* BEGIN *
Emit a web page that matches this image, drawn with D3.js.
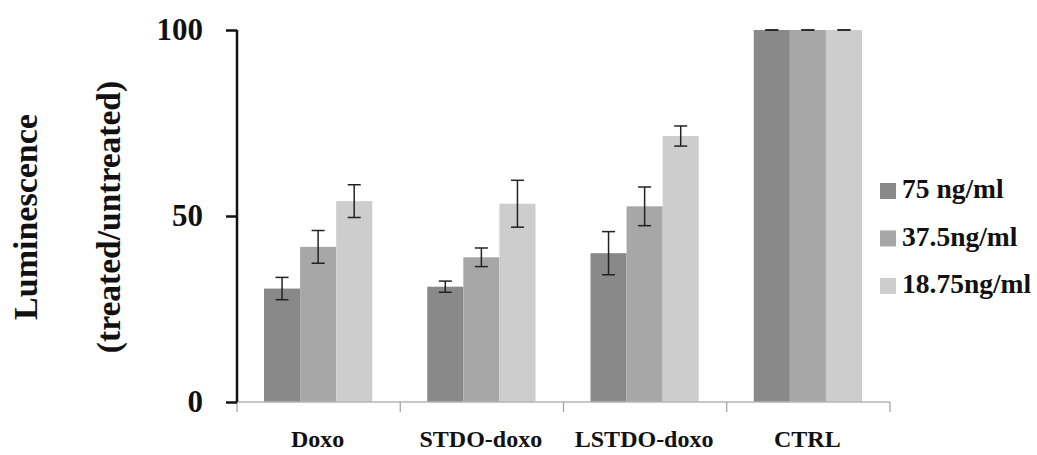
<!DOCTYPE html>
<html>
<head>
<meta charset="utf-8">
<script src="https://cdn.jsdelivr.net/npm/d3@7"></script>
<style>
  body { margin: 0; background: #fff; overflow: hidden; }
  text { font-family: "Liberation Serif", "DejaVu Serif", serif; font-weight: bold; fill: #111; }
</style>
</head>
<body>
<svg id="chart" width="1037" height="455"></svg>
<script>
const categories = ["Doxo", "STDO-doxo", "LSTDO-doxo", "CTRL"]
const seriesNames = ["75 ng/ml", "37.5ng/ml", "18.75ng/ml"]
const seriesColors = ["#898989", "#a7a7a7", "#cdcdcd"]
// values per series, one per category
const values = [
    [30.5, 31, 40, 100],
    [41.7, 38.9, 52.6, 100],
    [54, 53.3, 71.5, 100]
]
const errors = [
    [3, 1.5, 5.8, 0],
    [4.4, 2.5, 5.2, 0],
    [4.4, 6.3, 2.7, 0]
]
const yTicks = [0, 50, 100]

const svg = d3.select("#chart")
const plotLeft = 237, plotRight = 890, plotTop = 30, plotBottom = 402

const x = d3.scaleBand().domain(categories).range([plotLeft, plotRight]).paddingInner(0).paddingOuter(0)
const inner = d3.scaleBand().domain(d3.range(seriesNames.length))
    .range([27, x.bandwidth() - 28]).padding(0)
const y = d3.scaleLinear().domain([0, 100]).range([plotBottom, plotTop])

// bars
const groups = svg.selectAll(".series")
    .data(seriesNames)
    .join("g")
    .attr("class", "series")

groups.each(function(s, si) {
    const rows = categories.map((c, ci) => ({c: c, v: values[si][ci], e: errors[si][ci]}))
    d3.select(this).selectAll("rect")
        .data(rows)
        .join("rect")
        .attr("x", d => x(d.c) + inner(si))
        .attr("y", d => y(d.v))
        .attr("width", inner.bandwidth())
        .attr("height", d => y(0) - y(d.v))
        .attr("fill", seriesColors[si])
})

// x axis (gray line with category ticks)
const xAxis = svg.append("g").attr("transform", `translate(0,${plotBottom})`)
xAxis.append("line").attr("x1", plotLeft).attr("x2", plotRight).attr("y1", 0).attr("y2", 0)
    .attr("stroke", "#b5b5b5").attr("stroke-width", 1.5)
const tickXs = categories.map(c => x(c)).concat([plotRight])
xAxis.selectAll(".xt").data(tickXs).join("line")
    .attr("class", "xt")
    .attr("x1", d => d).attr("x2", d => d).attr("y1", 0).attr("y2", 10)
    .attr("stroke", "#a0a0a0").attr("stroke-width", 1.2)
xAxis.selectAll(".xl").data(categories).join("text")
    .attr("class", "xl")
    .attr("x", d => x(d) + x.bandwidth() / 2 - 1)
    .attr("y", 45)
    .attr("text-anchor", "middle")
    .style("font-size", "24px")
    .text(d => d)

// error bars
groups.each(function(s, si) {
    const rows = categories.map((c, ci) => ({c: c, v: values[si][ci], e: errors[si][ci]}))
    const cx = d => x(d.c) + inner(si) + inner.bandwidth() / 2
    const eb = d3.select(this).selectAll(".eb").data(rows).join("g").attr("class", "eb")
        .attr("stroke", "#222").attr("stroke-width", 1.5)
    eb.filter(d => d.e > 0).append("line")
        .attr("x1", cx).attr("x2", cx)
        .attr("y1", d => y(d.v + d.e)).attr("y2", d => y(d.v - d.e))
    eb.append("line")
        .attr("x1", d => cx(d) - 6.5).attr("x2", d => cx(d) + 6.5)
        .attr("y1", d => y(d.v + d.e)).attr("y2", d => y(d.v + d.e))
    eb.append("line")
        .attr("x1", d => cx(d) - 6.5).attr("x2", d => cx(d) + 6.5)
        .attr("y1", d => y(d.v - d.e)).attr("y2", d => y(d.v - d.e))
})

// y axis
const yAxis = svg.append("g").attr("transform", `translate(${plotLeft},0)`)
    .call(d3.axisLeft(y).tickValues(yTicks).tickSize(11).tickPadding(23))
yAxis.select(".domain").attr("stroke", "#111").attr("stroke-width", 2.5)
    .attr("d", `M0,${plotTop}V${plotBottom}`)
yAxis.selectAll(".tick line").attr("stroke", "#111").attr("stroke-width", 2.5)
yAxis.selectAll(".tick text")
    .style("font-family", "'Liberation Serif', serif")
    .style("font-weight", "bold")
    .style("font-size", "31px")
    .attr("fill", "#111")
    .attr("dy", "0.32em")

// y title
const yTitle = svg.append("g").attr("transform", "translate(0,217) rotate(-90)")
yTitle.append("text").attr("x", 0).attr("y", 37).attr("text-anchor", "middle")
    .style("font-size", "34px").text("Luminescence")
yTitle.append("text").attr("x", 0).attr("y", 120).attr("text-anchor", "middle")
    .style("font-size", "33.5px").text("(treated/untreated)")

// legend
const legend = svg.append("g").attr("transform", "translate(880,183)")
const li = legend.selectAll("g").data(seriesNames).join("g")
    .attr("transform", (d, i) => `translate(0,${i * 47.5})`)
li.append("rect").attr("width", 16).attr("height", 16).attr("fill", (d, i) => seriesColors[i])
li.append("text").attr("x", 22).attr("y", 15).style("font-size", "27.5px").text(d => d)
</script>
</body>
</html>
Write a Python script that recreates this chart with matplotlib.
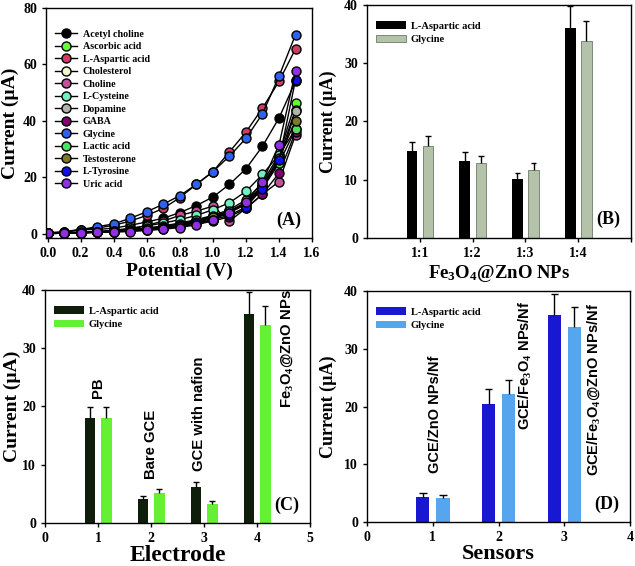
import matplotlib
matplotlib.use('Agg')
import matplotlib.pyplot as plt
import numpy as np

plt.rcParams['font.family'] = 'Liberation Serif'
plt.rcParams['font.weight'] = 'bold'
plt.rcParams['mathtext.fontset'] = 'custom'
plt.rcParams['mathtext.rm'] = 'Liberation Serif:bold'
plt.rcParams['mathtext.bf'] = 'Liberation Serif:bold'
plt.rcParams['mathtext.default'] = 'rm'

# panel A : current vs potential for each analyte
potential = [0.0, 0.1, 0.2, 0.3, 0.4, 0.5, 0.6, 0.7, 0.8, 0.9, 1.0, 1.1, 1.2, 1.3, 1.4, 1.5]
analytes = ['Acetyl choline', 'Ascorbic acid', 'L-Aspartic acid', 'Cholesterol', 'Choline',
            'L-Cysteine', 'Dopamine', 'GABA', 'Glycine', 'Lactic acid', 'Testosterone',
            'L-Tyrosine', 'Uric acid']
acetyl_choline = [0.2, 0.5, 1.5, 1.5, 2.0, 3.0, 4.2, 5.5, 7.5, 10.0, 13.0, 17.5, 23.0, 31.0, 41.0, 54.0]
ascorbic_acid = [0.1, 0.3, 0.5, 0.8, 1.0, 1.5, 2.0, 2.8, 3.8, 5.0, 6.5, 8.5, 12.0, 18.0, 28.0, 46.5]
aspartic_acid = [0.2, 0.5, 1.5, 2.0, 3.0, 4.5, 6.5, 9.0, 12.8, 17.5, 22.0, 29.0, 36.0, 44.5, 54.0, 65.5]
cholesterol = [0.1, 0.3, 0.5, 0.7, 1.0, 1.3, 1.8, 2.5, 3.3, 4.5, 6.0, 8.0, 11.0, 17.0, 27.0, 44.0]
choline = [0.1, 0.2, 0.3, 0.6, 0.8, 1.5, 3.0, 4.5, 6.5, 8.0, 9.8, 4.5, 9.0, 14.0, 18.5, 35.0]
cysteine = [0.1, 0.3, 0.5, 0.8, 1.2, 2.0, 2.8, 3.8, 5.0, 6.5, 8.5, 11.0, 15.0, 21.0, 28.0, 37.0]
dopamine = [0.1, 0.2, 0.4, 0.6, 0.8, 1.2, 1.6, 2.2, 3.0, 4.0, 5.5, 7.5, 10.5, 16.0, 25.0, 43.5]
gaba = [0.1, 0.2, 0.3, 0.5, 0.7, 1.0, 1.3, 1.8, 2.5, 3.3, 4.5, 6.0, 9.0, 14.0, 21.5, 36.0]
glycine = [0.3, 0.8, 1.5, 2.5, 3.5, 5.5, 7.8, 10.5, 13.5, 17.5, 22.0, 27.5, 33.8, 42.5, 55.8, 70.5]
lactic_acid = [0.1, 0.3, 0.5, 0.7, 1.0, 1.4, 1.9, 2.6, 3.5, 4.8, 6.3, 8.0, 11.0, 17.0, 25.0, 37.0]
testosterone = [0.1, 0.2, 0.4, 0.6, 0.9, 1.2, 1.7, 2.3, 3.2, 4.3, 5.8, 7.5, 10.5, 16.5, 27.0, 40.0]
tyrosine = [0.1, 0.2, 0.4, 0.6, 0.8, 1.1, 1.5, 2.0, 2.8, 3.8, 5.0, 6.5, 9.5, 16.0, 26.0, 54.5]
uric_acid = [0.1, 0.2, 0.3, 0.5, 0.6, 0.8, 1.2, 1.6, 2.2, 3.2, 5.0, 7.5, 11.3, 18.3, 31.5, 57.5]
series_a = [acetyl_choline, ascorbic_acid, aspartic_acid, cholesterol, choline, cysteine,
            dopamine, gaba, glycine, lactic_acid, testosterone, tyrosine, uric_acid]
colors_a = ['#000000', '#66ff33', '#d23c64', '#f2f5d0', '#c2509a', '#70f0c0',
            '#b0b4a8', '#800070', '#3060f0', '#50e060', '#7a7a2a', '#1010f0', '#9030e0']

# panel B : ratios
ratios = ['1:1', '1:2', '1:3', '1:4']
b_asp = [15.0, 13.2, 10.1, 36.0]
b_asp_err = [1.5, 1.5, 1.1, 3.8]
b_gly = [15.8, 12.8, 11.6, 33.9]
b_gly_err = [1.7, 1.3, 1.2, 3.4]

# panel C : electrodes
c_asp = [18.1, 4.2, 6.2, 35.9]
c_asp_err = [1.8, 0.5, 0.8, 3.7]
c_gly = [18.1, 5.1, 3.3, 33.9]
c_gly_err = [1.8, 0.7, 0.4, 3.4]
c_labels = ['PB', 'Bare GCE', 'GCE with nafion', r'Fe$_3$O$_4$@ZnO NPs']
c_label_x = [1.0, 2.0, 2.9, 4.57]
c_label_y = [21.5, 7.5, 8.9, 19.7]

# panel D : sensors
d_asp = [4.4, 20.5, 35.9]
d_asp_err = [0.6, 2.6, 3.6]
d_gly = [4.1, 22.2, 33.8]
d_gly_err = [0.5, 2.4, 3.5]
d_labels = ['GCE/ZnO NPs/Nf', r'GCE/Fe$_3$O$_4$ NPs/Nf', r'GCE/Fe$_3$O$_4$@ZnO NPs/Nf']
d_label_x = [1.03, 2.41, 3.44]
d_label_y = [8.5, 16.0, 7.9]

fig = plt.figure(figsize=(6.35, 5.66), dpi=100)
axA = fig.add_axes([0.0724, 0.5795, 0.419, 0.4064])
axB = fig.add_axes([0.578, 0.5795, 0.4157, 0.4117])
axC = fig.add_axes([0.0709, 0.076, 0.4173, 0.4117])
axD = fig.add_axes([0.578, 0.0777, 0.4142, 0.408])


def style(ax):
    for s in ax.spines.values():
        s.set_linewidth(1.0)
    ax.tick_params(direction='out', length=3, width=1, labelsize=10)
    for t in ax.get_xticklabels() + ax.get_yticklabels():
        t.set_fontweight('bold')


# ---- A
for name, vals, col in zip(analytes, series_a, colors_a):
    axA.plot(potential, vals, '-o', color='black', lw=1, markersize=6.5,
             markerfacecolor=col, markeredgecolor='black', markeredgewidth=1, label=name)
axA.set_xlim(-0.01, 1.6)
axA.set_ylim(-1.5, 80)
axA.set_xticks(np.arange(0, 1.61, 0.2))
axA.set_xticklabels(['%.1f' % v for v in np.arange(0, 1.61, 0.2)])
axA.set_yticks([0, 20, 40, 60, 80])
axA.set_xlabel('Potential (V)', fontsize=14, fontweight='bold', labelpad=2)
axA.set_ylabel('Current (µA)', fontsize=14, fontweight='bold', labelpad=3)
axA.legend(loc='upper left', bbox_to_anchor=(0.0, 0.945), frameon=False,
           prop={'family': 'Liberation Serif', 'weight': 'bold', 'size': 7.2},
           labelspacing=0.35, handlelength=2.2, handletextpad=0.6, borderpad=0.4)
axA.text(0.96, 0.04, '(A)', transform=axA.transAxes, ha='right', va='bottom',
         fontsize=13, fontweight='bold')
style(axA)


def bars(ax, pos, a, a_err, g, g_err, ca, cg, ec_g='none'):
    pos = np.array(pos, dtype=float)
    xa = pos - 0.15
    xg = pos + 0.155
    ax.bar(xa, a, width=0.2, color=ca, edgecolor='none', label='L-Aspartic acid')
    ax.bar(xg, g, width=0.2, color=cg, edgecolor=ec_g, linewidth=0.5, label='Glycine')
    for x, y, e in [(xa, a, a_err), (xg, g, g_err)]:
        top = np.array(y) + np.array(e)
        ax.vlines(x, y, top, color='black', lw=1)
        ax.hlines(top, x - 0.055, x + 0.055, color='black', lw=1)
    ax.set_ylim(0, 40)
    ax.set_yticks([0, 10, 20, 30, 40])
    ax.legend(loc='upper left', bbox_to_anchor=(0.0, 0.97), frameon=False,
              prop={'family': 'Liberation Serif', 'weight': 'bold', 'size': 7.5},
              handlelength=2.8, handleheight=0.7, labelspacing=0.4, handletextpad=0.5)


# ---- B
bars(axB, [1, 2, 3, 4], b_asp, b_asp_err, b_gly, b_gly_err, '#000000', '#b4c2aa', ec_g='#556655')
axB.set_xlim(0, 5)
axB.set_xticks([1, 2, 3, 4, 5])
axB.set_xticklabels(ratios + [''])
axB.set_xlabel(r'Fe$_3$O$_4$@ZnO NPs', fontsize=13.5, fontweight='bold', labelpad=2)
axB.set_ylabel('Current (µA)', fontsize=13, fontweight='bold', labelpad=5)
axB.text(0.958, 0.043, '(B)', transform=axB.transAxes, ha='right', va='bottom',
         fontsize=13, fontweight='bold')
style(axB)

# ---- C
bars(axC, [1, 2, 3, 4], c_asp, c_asp_err, c_gly, c_gly_err, '#0f1e0a', '#66f033')
axC.set_xlim(0, 5)
axC.set_xticks([0, 1, 2, 3, 4, 5])
axC.set_xlabel('Electrode', fontsize=17, fontweight='bold', labelpad=0)
axC.set_ylabel('Current (µA)', fontsize=14, fontweight='bold', labelpad=1)
for lab, x, y in zip(c_labels, c_label_x, c_label_y):
    axC.text(x, y, lab, rotation=90, ha='center', va='bottom', fontsize=10.7,
             fontweight='bold', family='Liberation Sans')
axC.text(0.96, 0.04, '(C)', transform=axC.transAxes, ha='right', va='bottom',
         fontsize=13, fontweight='bold')
style(axC)

# ---- D
bars(axD, [1, 2, 3], d_asp, d_asp_err, d_gly, d_gly_err, '#1818d0', '#55a6ee')
axD.set_xlim(0, 4)
axD.set_xticks([0, 1, 2, 3, 4])
axD.set_xlabel('Sensors', fontsize=16, fontweight='bold', labelpad=0)
axD.set_ylabel('Current (µA)', fontsize=13, fontweight='bold', labelpad=5)
for lab, x, y in zip(d_labels, d_label_x, d_label_y):
    axD.text(x, y, lab, rotation=90, ha='center', va='bottom', fontsize=10.5,
             fontweight='bold', family='Liberation Sans')
axD.text(0.96, 0.04, '(D)', transform=axD.transAxes, ha='right', va='bottom',
         fontsize=13, fontweight='bold')
style(axD)

fig.savefig('out.png', dpi=100)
* END *
Of the lines above, copy only those from the one holding "Write a Python" to the one holding "plt.rcParams['mathtext.default'] = 'rm'", both included, and exclude every image.

- PROBLEM SOLUTION
Write a Python script that recreates this chart with matplotlib.
import matplotlib
matplotlib.use('Agg')
import matplotlib.pyplot as plt
import numpy as np

plt.rcParams['font.family'] = 'Liberation Serif'
plt.rcParams['font.weight'] = 'bold'
plt.rcParams['mathtext.fontset'] = 'custom'
plt.rcParams['mathtext.rm'] = 'Liberation Serif:bold'
plt.rcParams['mathtext.bf'] = 'Liberation Serif:bold'
plt.rcParams['mathtext.default'] = 'rm'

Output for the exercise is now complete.